Возмущённо пихнув её локтем в бок, Янита, не оборачиваясь, фыркнула:
— Пожалуйста, не стой у меня за спиной. Мне аж дурно становится от твоих попыток лишить меня кислорода! — Она раздражённо усмехнулась, стараясь возродить в памяти и взлелеять прежнюю неприязнь к Черновой. Она искала внутри себя эту ненависть и не находила, а оттого, боясь утратить весь спектр негативных воспоминаний, стремилась возненавидеть её ещё яростнее, ещё беспощадней, и, в конечном итоге, она достигла необходимого результата.
Несколько мгновений Морисса не двигалась, наращивая звенящее напряжение внутри собственного тела и борясь с желанием в ответ на её слова сжать эту хрупкую шею, чтобы почувствовала, что значит — не дышать. Но Янита дышала, дышала воинственно и полной грудью, будто издеваясь над очередным её проигрышем.

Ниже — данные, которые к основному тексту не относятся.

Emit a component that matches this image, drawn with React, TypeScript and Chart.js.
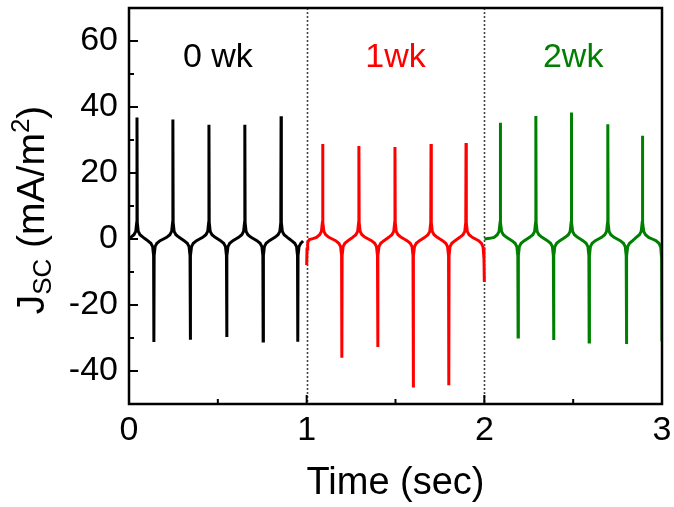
import React, { useEffect, useRef } from 'react';
import { Chart, registerables } from 'chart.js';

Chart.register(...registerables);

// [time (sec), Jsc (mA/m^2)]
const wk0Points: [number, number][] = [
  [0.000, 0.2],
  [0.010, 0.5], [0.028, 1.3], [0.038, 2.3], [0.0435, 5], [0.045, 36.8], [0.0465, 5], [0.052, 2.3], [0.062, 1.3], [0.080, 0.5],
  [0.0925, 0],
  [0.105, -0.5], [0.123, -1.3], [0.133, -2.3], [0.1385, -5], [0.140, -31.2], [0.1415, -5], [0.147, -2.3], [0.157, -1.3], [0.175, -0.5],
  [0.194, 0],
  [0.212, 0.5], [0.230, 1.3], [0.240, 2.3], [0.2455, 5], [0.247, 36.2], [0.2485, 5], [0.254, 2.3], [0.264, 1.3], [0.282, 0.5],
  [0.296, 0],
  [0.310, -0.5], [0.328, -1.3], [0.338, -2.3], [0.3435, -5], [0.345, -30.5], [0.3465, -5], [0.352, -2.3], [0.362, -1.3], [0.380, -0.5],
  [0.3975, 0],
  [0.415, 0.5], [0.433, 1.3], [0.443, 2.3], [0.4485, 5], [0.450, 34.6], [0.4515, 5], [0.457, 2.3], [0.467, 1.3], [0.485, 0.5],
  [0.500, 0],
  [0.515, -0.5], [0.533, -1.3], [0.543, -2.3], [0.5485, -5], [0.550, -29.7], [0.5515, -5], [0.557, -2.3], [0.567, -1.3], [0.585, -0.5],
  [0.601, 0],
  [0.617, 0.5], [0.635, 1.3], [0.645, 2.3], [0.6505, 5], [0.652, 34.6], [0.6535, 5], [0.659, 2.3], [0.669, 1.3], [0.687, 0.5],
  [0.7035, 0],
  [0.720, -0.5], [0.738, -1.3], [0.748, -2.3], [0.7535, -5], [0.755, -30.9], [0.7565, -5], [0.762, -2.3], [0.772, -1.3], [0.790, -0.5],
  [0.8055, 0],
  [0.821, 0.5], [0.839, 1.3], [0.849, 2.3], [0.8545, 5], [0.856, 37.2], [0.8575, 5], [0.863, 2.3], [0.873, 1.3], [0.891, 0.5],
  [0.903, 0],
  [0.915, -0.5], [0.933, -1.3], [0.943, -2.3], [0.9485, -5], [0.950, -31.1], [0.9515, -5], [0.957, -2.3], [0.967, -1.3], [0.980, -0.6],
];

const wk1Points: [number, number][] = [
  [1.000, -7.9], [1.002, -3], [1.006, -1], [1.015, -0.2], [1.035, 0.1],
  [1.055, 0.5], [1.073, 1.3], [1.083, 2.3], [1.0885, 5], [1.090, 28.8], [1.0915, 5], [1.097, 2.3], [1.107, 1.3], [1.125, 0.5],
  [1.144, 0],
  [1.163, -0.5], [1.181, -1.3], [1.191, -2.3], [1.1965, -5], [1.198, -36.0], [1.1995, -5], [1.205, -2.3], [1.215, -1.3], [1.233, -0.5],
  [1.246, 0],
  [1.259, 0.5], [1.277, 1.3], [1.287, 2.3], [1.2925, 5], [1.294, 28.2], [1.2955, 5], [1.301, 2.3], [1.311, 1.3], [1.329, 0.5],
  [1.347, 0],
  [1.365, -0.5], [1.383, -1.3], [1.393, -2.3], [1.3985, -5], [1.400, -32.7], [1.4015, -5], [1.407, -2.3], [1.417, -1.3], [1.435, -0.5],
  [1.4485, 0],
  [1.462, 0.5], [1.480, 1.3], [1.490, 2.3], [1.4955, 5], [1.497, 27.9], [1.4985, 5], [1.504, 2.3], [1.514, 1.3], [1.532, 0.5],
  [1.5485, 0],
  [1.565, -0.5], [1.583, -1.3], [1.593, -2.3], [1.5985, -5], [1.600, -45.0], [1.6015, -5], [1.607, -2.3], [1.617, -1.3], [1.635, -0.5],
  [1.650, 0],
  [1.665, 0.5], [1.683, 1.3], [1.693, 2.3], [1.6985, 5], [1.700, 28.8], [1.7015, 5], [1.707, 2.3], [1.717, 1.3], [1.735, 0.5],
  [1.750, 0],
  [1.765, -0.5], [1.783, -1.3], [1.793, -2.3], [1.7985, -5], [1.800, -44.3], [1.8015, -5], [1.807, -2.3], [1.817, -1.3], [1.835, -0.5],
  [1.8485, 0],
  [1.862, 0.5], [1.880, 1.3], [1.890, 2.3], [1.8955, 5], [1.897, 29.1], [1.8985, 5], [1.904, 2.3], [1.914, 1.3], [1.932, 0.5],
  [1.950, 0],
  [1.968, -0.5], [1.984, -1.3], [1.993, -2.5], [1.998, -6], [2.000, -13],
];

const wk2Points: [number, number][] = [
  [2.000, 0], [2.030, 0.2],
  [2.055, 0.5], [2.073, 1.3], [2.083, 2.3], [2.0885, 5], [2.090, 35.2], [2.0915, 5], [2.097, 2.3], [2.107, 1.3], [2.125, 0.5],
  [2.140, 0],
  [2.155, -0.5], [2.173, -1.3], [2.183, -2.3], [2.1885, -5], [2.190, -29.7], [2.1915, -5], [2.197, -2.3], [2.207, -1.3], [2.225, -0.5],
  [2.240, 0],
  [2.255, 0.5], [2.273, 1.3], [2.283, 2.3], [2.2885, 5], [2.290, 37.3], [2.2915, 5], [2.297, 2.3], [2.307, 1.3], [2.325, 0.5],
  [2.340, 0],
  [2.355, -0.5], [2.373, -1.3], [2.383, -2.3], [2.3885, -5], [2.390, -30.6], [2.3915, -5], [2.397, -2.3], [2.407, -1.3], [2.425, -0.5],
  [2.440, 0],
  [2.455, 0.5], [2.473, 1.3], [2.483, 2.3], [2.4885, 5], [2.490, 38.3], [2.4915, 5], [2.497, 2.3], [2.507, 1.3], [2.525, 0.5],
  [2.540, 0],
  [2.555, -0.5], [2.573, -1.3], [2.583, -2.3], [2.5885, -5], [2.590, -31.2], [2.5915, -5], [2.597, -2.3], [2.607, -1.3], [2.625, -0.5],
  [2.6425, 0],
  [2.660, 0.5], [2.678, 1.3], [2.688, 2.3], [2.6935, 5], [2.695, 34.8], [2.6965, 5], [2.702, 2.3], [2.712, 1.3], [2.730, 0.5],
  [2.7475, 0],
  [2.765, -0.5], [2.783, -1.3], [2.793, -2.3], [2.7985, -5], [2.800, -31.8], [2.8015, -5], [2.807, -2.3], [2.817, -1.3], [2.835, -0.5],
  [2.845, 0],
  [2.855, 0.5], [2.873, 1.3], [2.883, 2.3], [2.8885, 5], [2.890, 31.3], [2.8915, 5], [2.897, 2.3], [2.907, 1.3], [2.925, 0.5],
  [2.945, 0],
  [2.965, -0.5], [2.983, -1.3], [2.993, -2.5], [2.998, -6], [3.000, -31.0],
];

const segmentLabels = ['0 wk', '1wk', '2wk'];
const segmentColors = ['#000000', '#ff0000', '#008000'];
const segmentLabelTimes = [0.5, 1.5, 2.5];
const segmentLabelLevel = 55;
const dividerTimes = [1, 2];

const xMin = 0;
const xMax = 3;
const yMin = -50;
const yMax = 70;
const xTickValues = [0, 1, 2, 3];
const xMinorValues = [0.5, 1.5, 2.5];
const yTickValues = [-40, -20, 0, 20, 40, 60];
const yMinorValues = [-30, -10, 10, 30, 50];

const xTitle = 'Time (sec)';
const FONT = "'Liberation Sans', Arial, sans-serif";

const toXY = (pts: [number, number][]) => pts.map(([x, y]) => ({ x, y }));

const decorPlugin = {
  id: 'decor',
  beforeDatasetsDraw(chart: any) {
    const { ctx, chartArea } = chart;
    const xs = chart.scales.x;
    ctx.save();
    ctx.strokeStyle = '#444';
    ctx.lineWidth = 1.6;
    ctx.setLineDash([2, 2]);
    dividerTimes.forEach((t) => {
      const px = Math.round(xs.getPixelForValue(t)) + 0.5;
      ctx.beginPath();
      ctx.moveTo(px, chartArea.top);
      ctx.lineTo(px, chartArea.bottom);
      ctx.stroke();
    });
    ctx.restore();
  },
  afterDatasetsDraw(chart: any) {
    const { ctx, chartArea } = chart;
    const xs = chart.scales.x;
    const ys = chart.scales.y;
    const { left, right, top, bottom } = chartArea;
    ctx.save();
    ctx.strokeStyle = '#000';
    ctx.lineWidth = 2.5;
    ctx.setLineDash([]);
    ctx.strokeRect(left, top, right - left, bottom - top);
    ctx.lineWidth = 2;
    const major = 9;
    const minor = 5;
    yTickValues.forEach((v) => {
      const py = ys.getPixelForValue(v);
      ctx.beginPath(); ctx.moveTo(left, py); ctx.lineTo(left + major, py); ctx.stroke();
    });
    yMinorValues.forEach((v) => {
      const py = ys.getPixelForValue(v);
      ctx.beginPath(); ctx.moveTo(left, py); ctx.lineTo(left + minor, py); ctx.stroke();
    });
    xTickValues.forEach((v) => {
      const px = xs.getPixelForValue(v);
      ctx.beginPath(); ctx.moveTo(px, bottom); ctx.lineTo(px, bottom - major); ctx.stroke();
    });
    xMinorValues.forEach((v) => {
      const px = xs.getPixelForValue(v);
      ctx.beginPath(); ctx.moveTo(px, bottom); ctx.lineTo(px, bottom - minor); ctx.stroke();
    });
    ctx.font = `34px ${FONT}`;
    ctx.textAlign = 'center';
    ctx.textBaseline = 'middle';
    segmentLabels.forEach((lab, i) => {
      ctx.fillStyle = segmentColors[i];
      ctx.fillText(lab, xs.getPixelForValue(segmentLabelTimes[i]), ys.getPixelForValue(segmentLabelLevel));
    });
    const big = `39px ${FONT}`;
    const small = `26px ${FONT}`;
    const parts = [
      { t: 'J', f: big, dy: 0 },
      { t: 'SC', f: small, dy: 7 },
      { t: ' (mA/m', f: big, dy: 0 },
      { t: '2', f: small, dy: -15 },
      { t: ')', f: big, dy: 0 },
    ];
    let total = 0;
    const widths = parts.map((p) => {
      ctx.font = p.f;
      const w = ctx.measureText(p.t).width;
      total += w;
      return w;
    });
    ctx.translate(44, 210);
    ctx.rotate(-Math.PI / 2);
    ctx.fillStyle = '#000';
    ctx.textAlign = 'left';
    ctx.textBaseline = 'alphabetic';
    let x = -total / 2;
    parts.forEach((p, i) => {
      ctx.font = p.f;
      ctx.fillText(p.t, x, p.dy);
      x += widths[i];
    });
    ctx.restore();
  },
};

export default function App() {
  const ref = useRef<HTMLCanvasElement | null>(null);
  useEffect(() => {
    document.body.style.margin = '0';
    const canvas = ref.current;
    if (!canvas) return;
    const chart = new Chart(canvas, {
      type: 'line',
      data: {
        datasets: [wk0Points, wk1Points, wk2Points].map((pts, i) => ({
          label: segmentLabels[i],
          data: toXY(pts),
          borderColor: segmentColors[i],
          backgroundColor: segmentColors[i],
          borderWidth: 3,
          pointRadius: 0,
          tension: 0,
          fill: false,
        })),
      },
      options: {
        responsive: false,
        animation: false,
        devicePixelRatio: 1,
        parsing: false as any,
        layout: { padding: { top: 8, right: 12, left: 0, bottom: 0 } },
        plugins: { legend: { display: false }, tooltip: { enabled: false }, title: { display: false } },
        scales: {
          x: {
            type: 'linear',
            min: xMin,
            max: xMax,
            afterBuildTicks: (s: any) => { s.ticks = xTickValues.map((v) => ({ value: v })); },
            afterFit: (s: any) => { s.height = 103; s.paddingLeft = 0; s.paddingRight = 0; },
            grid: { display: false, drawTicks: false },
            border: { display: false },
            ticks: { color: '#000', font: { family: FONT, size: 34 }, padding: 6, maxRotation: 0, autoSkip: false },
            title: { display: true, text: xTitle, color: '#000', font: { family: FONT, size: 38 }, padding: { top: 0, bottom: 1 } },
          },
          y: {
            type: 'linear',
            min: yMin,
            max: yMax,
            afterBuildTicks: (s: any) => { s.ticks = yTickValues.map((v) => ({ value: v })); },
            afterFit: (s: any) => { s.width = 129; s.paddingTop = 0; s.paddingBottom = 0; },
            grid: { display: false, drawTicks: false },
            border: { display: false },
            ticks: { color: '#000', font: { family: FONT, size: 34 }, padding: 11, autoSkip: false },
          },
        },
      },
      plugins: [decorPlugin],
    });
    return () => chart.destroy();
  }, []);
  return <canvas ref={ref} width={674} height={507} style={{ display: 'block', width: 674, height: 507 }} />;
}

Задержавшись несколько дольше над её затылком, Чернова убрала так и не опустившиеся на узкие плечи руки, вдосталь насладившись моментом своей короткой безмерной власти, и сделала шаг назад, устояв от того, чтобы не коснуться беззащитной в крайней женственности голой кожи.
С грохотом она придвинула ещё одну табуретку к столу, разрушая застывшую в ушах тишину, и села сбоку, подперев кулаком подбородок.

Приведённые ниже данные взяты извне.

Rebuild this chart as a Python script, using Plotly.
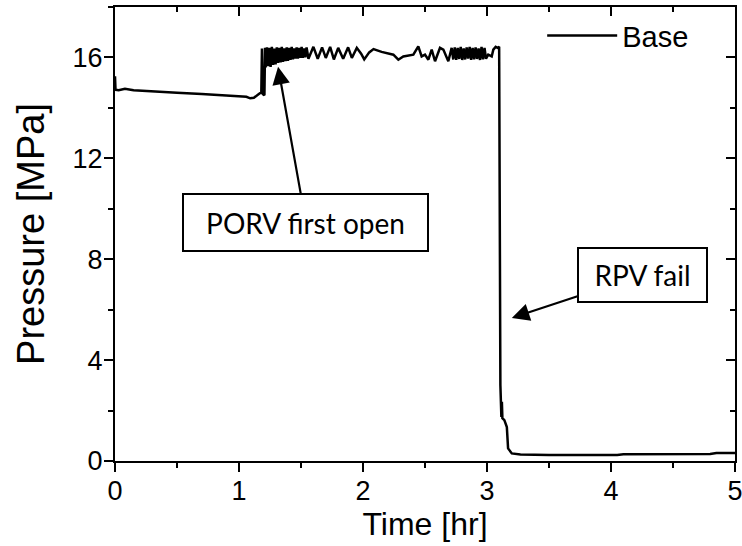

— Я не хочу, чтобы ты воспринимала меня в штыки, Яна…
Петлицкая только теперь, казалось, обратила внимание на соседку, с неохотой отрываясь от своего смартфона и опуская его экраном вниз на столешницу. На пару секунд задержала взгляд на глазах шатенки — насмешливый и холодный, в своей манере. Вместо того что желала, Морисса услыхала равнодушное:
— Я тебя никак не воспринимаю. Просто прими это. — Петлицкая придвинула чашку с горячим напитком и поднесла его к носу, пытаясь разгадать состав содержимого. Какие-то полевые цветы после июньского дождя — сложилось первое впечатление. — Что ты сюда подмешала?
Эти Янины слова хмурой складкой легли на открытый лоб Черновой — не доверяет.
— Не ищи подвоха там, где его нет, — с упрёком выдавила Морисса, бессильно выдыхая горькое послевкусие. Волна досадливого напряжения нарастала изнутри, требуя выхода: — И вообще: ты можешь хоть иногда не держать револьвер за пазухой?
— Ты считаешь, это возможно? После того, как ты шантажируешь меня, отобрав ключи?
— Я всего лишь… всего лишь пытаюсь сделать хоть что-то, чтобы ты меня заметила! — Чернова взмахнула руками перед глазами невозмутимой соседки, словно желала сбросить с них шоры, но Яна не повела и бровью: она косилась в дисплей своего гаджета, листая пальцем электронные страницы и весьма искусно выдерживая удар. Чернова теряла терпение. — Чёрт возьми, я не пустое место! — криком отчаяния взорвалось каждое её слово, осколками ударяясь о стены. Девушка тотчас пожалела, что ляпнула это — эгоизм ведь чистейшей воды. Идиотка!
— Я тебя вижу, Морисса, — тяжело вспорхнули едва припорошённые тушью длинные ресницы, взгляд оторвался от видимости чтения. Дрогнули тонкие кисти, под пальцами зашуршала клеёнка. — Дело не в тебе, дело во мне. Знаешь, я слишком устала… Давай скорее пить чай.
Фраза прозвучала почти обнадёживающе, и Морис улыбнулась, протягивая к девушке руку. Янита в ответ неуверенно вложила свою ладонь.